Luke Skywalker being Anakin’s son is definitely one of the influencing factors that inspires him to turn back to the light. However, it’s also because Luke is self-accepting of his bad decisions, flaws, and mistakes. He’s aware that the old Jedi Order was deeply flawed, hypocritical, and misguided, in spite of their good intentions. He’s unwilling to stoop to the same level as his enemies. He won’t let himself get carried away with baiting his father into a fight when he gets angry, and start making justifications of how he’s “right” just because he has good intentions, just because he was fucked with first, just because he’s not a Sith, or just because it’s “too dangerous” to take a risk to be honest, kind, and offer one of his enemies (his father) a better opportunity when he sees that he really is also a victim of Sidious who is still struggling against his darker instincts and searching for freedom and love from family. He refuses to enable Anakin’s slave mentality and ultimately refuses to let his father believe that “Anakin Skywalker is dead.”
This isn’t saying that Anakin is an innocent, that Luke was obligated to forgive him, or that his victims didn’t have valid reasons to fear him and resent him. Of course, they did. The point is that in those little moments where he tries to reach out to Ahsoka, Padme, and Obi-Wan about being unhappy with the Jedi and keeping secrets of his marriage before going dark, backs off, says “Don’t make me destroy you,” or lets them go, they all had an opportunity to refuse to further perpetuate the cycle of abuse by acting in anger and vengeance. They could have refused to encourage his sense of compromised agency. They could have broken the cycle of system sting abuse, crime, and oppression with Anakin in those instances by being the bigger person.
Instead Padme and Obi-Wan encouraged him to continue to stay with the Jedi and/or keep his marriage secret when they knew their systems were corrupt, and knew he was becoming increasingly emotionally/mentally unstable and unhappy in ways that made him a danger to himself and those around him out of fear of the unknown by pretending that he would just get better if they told him he would when he tried to say otherwise.

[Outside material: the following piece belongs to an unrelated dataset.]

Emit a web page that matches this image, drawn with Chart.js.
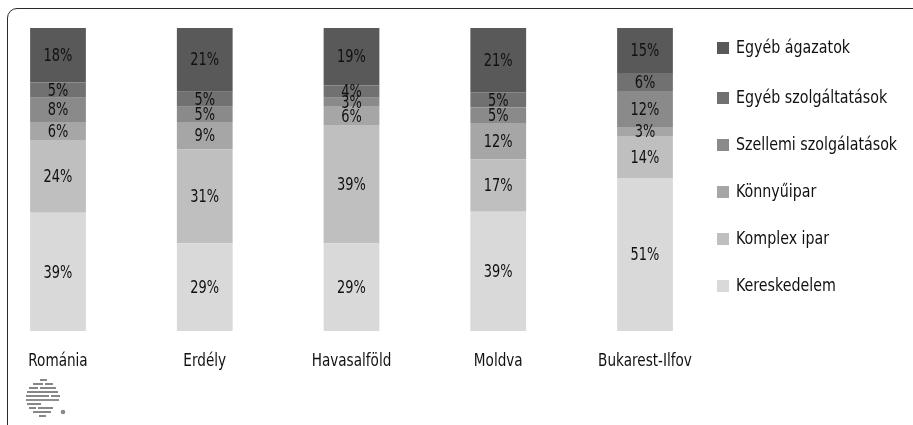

Instead, Ahsoka ended up declaring that she’d “avenge her master” when he refused to join her right away and told her “Anakin Skywalker is dead because he destroyed him.”
Instead, Obi-Wan egged him on into a duel on Mustafar by using Padme as bait, and refused to back off after getting him to let go of Padme from his reckless blind rage/paranoia force choke before killing her when he thought she brought Obi-Wan to kill him and even got him to a point where he could tell Obi-Wan “Don’t make me kill you.” When Anakin cornered him again 10 years later for revenge that he clearly didn’t want as much as he had convinced himself he did because he still cared about Obi-Wan deep down, tells Obi-Wan “I destroyed Anakin Skywalker, not you,” and even gives Obi-Wan a chance to run away, Obi-Wan allows Anakin to continue to believe that Anakin is dead, convinces himself that he is, and he runs away to compartmentalize his own guilt over how he mistreated Anakin.
Instead, another ten years later, Obi-Wan more or less encourages Anakin/Vader to kill him by just standing there after confronting him in A New Hope, and saying “I’ll become more powerful than you can ever imagine.”
So the reason as to why Anakin can’t be inspired to atone or do better by Ahsoka, Padme, or Obi-Wan isn’t just because he’s a deeply flawed person. It’s because they are too, they live in denial of it, and let him live in denial of it, too.